WHAT THE TASK REQUIRES: Word for word, quote all of the material, omitting the pictures.

DATA SEGMENT:
## BEGIN
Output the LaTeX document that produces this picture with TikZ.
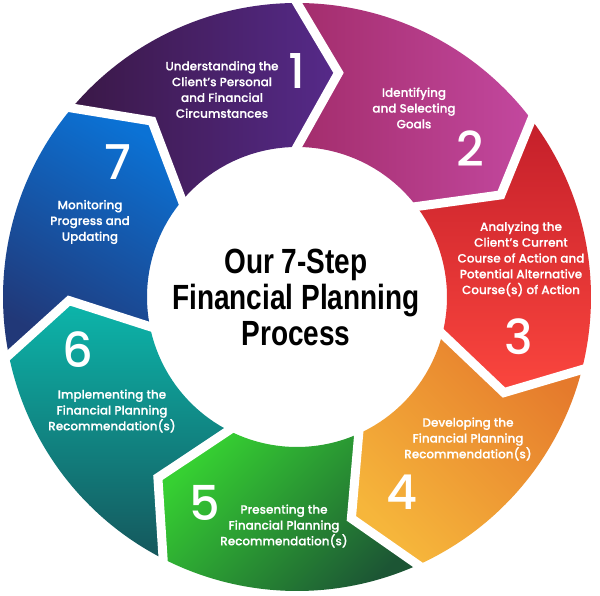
\documentclass[tikz,border=0pt]{standalone}
\usepackage{fontspec}
\usetikzlibrary{calc}
\newfontfamily\stepfont{Poppins Medium}[FakeBold=0.35]
\newfontfamily\numfont{Poppins Medium}
\newfontfamily\centerfont{Liberation Sans}[FakeStretch=0.8]
\definecolor{pua}{HTML}{3A1846}
\definecolor{pub}{HTML}{6C2566}
\definecolor{puc}{HTML}{562A8A}
\definecolor{pka}{HTML}{A32D6C}
\definecolor{pkb}{HTML}{C3489F}
\definecolor{rda}{HTML}{C41F2A}
\definecolor{rdb}{HTML}{FB463E}
\definecolor{ora}{HTML}{E57A2C}
\definecolor{orb}{HTML}{F6B63B}
\definecolor{gra}{HTML}{36D032}
\definecolor{grb}{HTML}{1C5534}
\definecolor{tla}{HTML}{0CB6AB}
\definecolor{tlb}{HTML}{15575C}
\definecolor{bla}{HTML}{0B72D5}
\definecolor{blb}{HTML}{213878}
\def\Ro{294pt}
\def\Ri{150pt}
\def\Rm{228pt}
\def\dl{10.5}
\newcommand\ringseg[3]{%
  \pgfmathsetmacro\tA{#1-\dl}%
  \pgfmathsetmacro\tB{#2-\dl}%
  \shade[#3] (#1:\Ro) arc[start angle=#1, end angle=#2, radius=\Ro]
    -- (\tB:\Rm) -- (#2:\Ri) arc[start angle=#2, end angle=#1, radius=\Ri]
    -- (\tA:\Rm) -- cycle;
}
\newcommand\ringgap[1]{%
  \pgfmathsetmacro\tB{#1-\dl}%
  \draw[white, line width=9pt, line join=miter]
    ($(\tB:\Rm)!1.4!(#1:\Ro)$) -- (#1:\Ro) -- (\tB:\Rm) -- (#1:\Ri)
    -- ($(\tB:\Rm)!1.4!(#1:\Ri)$);
}
\tikzset{
  steptext/.style={text=white, align=center, inner sep=0pt,
    font=\stepfont\fontsize{12}{15.8}\selectfont},
  stepnum/.style={text=white, inner sep=0pt,
    font=\numfont\fontsize{48}{48}\selectfont},
  titletext/.style={text=black, align=center, inner sep=0pt,
    font=\centerfont\bfseries\fontsize{35}{36}\selectfont}
}
\begin{document}
\begin{tikzpicture}[x=1pt,y=1pt]
\useasboundingbox (0,0) rectangle (600,595);
\fill[white] (0,0) rectangle (600,595);
\begin{scope}[shift={(297,298)}]
  \ringseg{140}{90}{left color=pua, middle color=pub, right color=puc}
  \ringseg{90}{37.1}{left color=pka, right color=pkb}
  \ringseg{37.1}{-14.3}{top color=rda, bottom color=rdb}
  \ringseg{-14.3}{-65.7}{top color=ora, bottom color=orb, shading angle=-45}
  \ringseg{-65.7}{-117.1}{top color=gra, bottom color=grb, shading angle=45}
  \ringseg{-117.1}{-168.6}{top color=tla, bottom color=tlb}
  \ringseg{-168.6}{-220}{top color=bla, bottom color=blb, shading angle=-30}
  \ringgap{90}
  \ringgap{37.1}
  \ringgap{-14.3}
  \ringgap{-65.7}
  \ringgap{-117.1}
  \ringgap{-168.6}
  \ringgap{140}
\end{scope}
\node[titletext] (title) at (296,297.5) {Our 7-Step\\Financial Planning\\Process};
\node[steptext] (t1) at (222,505.5) {Understanding the\\Client’s Personal\\and Financial\\Circumstances};
\node[stepnum] (n1) at (297,524) {1};
\node[steptext] (t2) at (414,487) {Identifying\\and Selecting\\Goals};
\node[stepnum] (n2) at (470,446) {2};
\node[steptext] (t3) at (521,336) {Analyzing the\\Client’s Current\\Course of Action and\\Potential Alternative\\Course(s) of Action};
\node[stepnum] (n3) at (519,258) {3};
\node[steptext] (t4) at (468,156) {Developing the\\Financial Planning\\Recommendation(s)};
\node[stepnum] (n4) at (402,103) {4};
\node[steptext] (t5) at (284,69) {Presenting the\\Financial Planning\\Recommendation(s)};
\node[stepnum] (n5) at (205,92) {5};
\node[steptext] (t6) at (112,184) {Implementing the\\Financial Planning\\Recommendation(s)};
\node[stepnum] (n6) at (78,245) {6};
\node[steptext] (t7) at (90,373) {Monitoring\\Progress and\\Updating};
\node[stepnum] (n7) at (118,433) {7};
\end{tikzpicture}
\end{document}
## END
THE OUTPUT:
Output the LaTeX document that produces this picture with TikZ.
\documentclass[tikz,border=0pt]{standalone}
\usepackage{fontspec}
\usetikzlibrary{calc}
\newfontfamily\stepfont{Poppins Medium}[FakeBold=0.35]
\newfontfamily\numfont{Poppins Medium}
\newfontfamily\centerfont{Liberation Sans}[FakeStretch=0.8]
\definecolor{pua}{HTML}{3A1846}
\definecolor{pub}{HTML}{6C2566}
\definecolor{puc}{HTML}{562A8A}
\definecolor{pka}{HTML}{A32D6C}
\definecolor{pkb}{HTML}{C3489F}
\definecolor{rda}{HTML}{C41F2A}
\definecolor{rdb}{HTML}{FB463E}
\definecolor{ora}{HTML}{E57A2C}
\definecolor{orb}{HTML}{F6B63B}
\definecolor{gra}{HTML}{36D032}
\definecolor{grb}{HTML}{1C5534}
\definecolor{tla}{HTML}{0CB6AB}
\definecolor{tlb}{HTML}{15575C}
\definecolor{bla}{HTML}{0B72D5}
\definecolor{blb}{HTML}{213878}
\def\Ro{294pt}
\def\Ri{150pt}
\def\Rm{228pt}
\def\dl{10.5}
\newcommand\ringseg[3]{%
  \pgfmathsetmacro\tA{#1-\dl}%
  \pgfmathsetmacro\tB{#2-\dl}%
  \shade[#3] (#1:\Ro) arc[start angle=#1, end angle=#2, radius=\Ro]
    -- (\tB:\Rm) -- (#2:\Ri) arc[start angle=#2, end angle=#1, radius=\Ri]
    -- (\tA:\Rm) -- cycle;
}
\newcommand\ringgap[1]{%
  \pgfmathsetmacro\tB{#1-\dl}%
  \draw[white, line width=9pt, line join=miter]
    ($(\tB:\Rm)!1.4!(#1:\Ro)$) -- (#1:\Ro) -- (\tB:\Rm) -- (#1:\Ri)
    -- ($(\tB:\Rm)!1.4!(#1:\Ri)$);
}
\tikzset{
  steptext/.style={text=white, align=center, inner sep=0pt,
    font=\stepfont\fontsize{12}{15.8}\selectfont},
  stepnum/.style={text=white, inner sep=0pt,
    font=\numfont\fontsize{48}{48}\selectfont},
  titletext/.style={text=black, align=center, inner sep=0pt,
    font=\centerfont\bfseries\fontsize{35}{36}\selectfont}
}
\begin{document}
\begin{tikzpicture}[x=1pt,y=1pt]
\useasboundingbox (0,0) rectangle (600,595);
\fill[white] (0,0) rectangle (600,595);
\begin{scope}[shift={(297,298)}]
  \ringseg{140}{90}{left color=pua, middle color=pub, right color=puc}
  \ringseg{90}{37.1}{left color=pka, right color=pkb}
  \ringseg{37.1}{-14.3}{top color=rda, bottom color=rdb}
  \ringseg{-14.3}{-65.7}{top color=ora, bottom color=orb, shading angle=-45}
  \ringseg{-65.7}{-117.1}{top color=gra, bottom color=grb, shading angle=45}
  \ringseg{-117.1}{-168.6}{top color=tla, bottom color=tlb}
  \ringseg{-168.6}{-220}{top color=bla, bottom color=blb, shading angle=-30}
  \ringgap{90}
  \ringgap{37.1}
  \ringgap{-14.3}
  \ringgap{-65.7}
  \ringgap{-117.1}
  \ringgap{-168.6}
  \ringgap{140}
\end{scope}
\node[titletext] (title) at (296,297.5) {Our 7-Step\\Financial Planning\\Process};
\node[steptext] (t1) at (222,505.5) {Understanding the\\Client’s Personal\\and Financial\\Circumstances};
\node[stepnum] (n1) at (297,524) {1};
\node[steptext] (t2) at (414,487) {Identifying\\and Selecting\\Goals};
\node[stepnum] (n2) at (470,446) {2};
\node[steptext] (t3) at (521,336) {Analyzing the\\Client’s Current\\Course of Action and\\Potential Alternative\\Course(s) of Action};
\node[stepnum] (n3) at (519,258) {3};
\node[steptext] (t4) at (468,156) {Developing the\\Financial Planning\\Recommendation(s)};
\node[stepnum] (n4) at (402,103) {4};
\node[steptext] (t5) at (284,69) {Presenting the\\Financial Planning\\Recommendation(s)};
\node[stepnum] (n5) at (205,92) {5};
\node[steptext] (t6) at (112,184) {Implementing the\\Financial Planning\\Recommendation(s)};
\node[stepnum] (n6) at (78,245) {6};
\node[steptext] (t7) at (90,373) {Monitoring\\Progress and\\Updating};
\node[stepnum] (n7) at (118,433) {7};
\end{tikzpicture}
\end{document}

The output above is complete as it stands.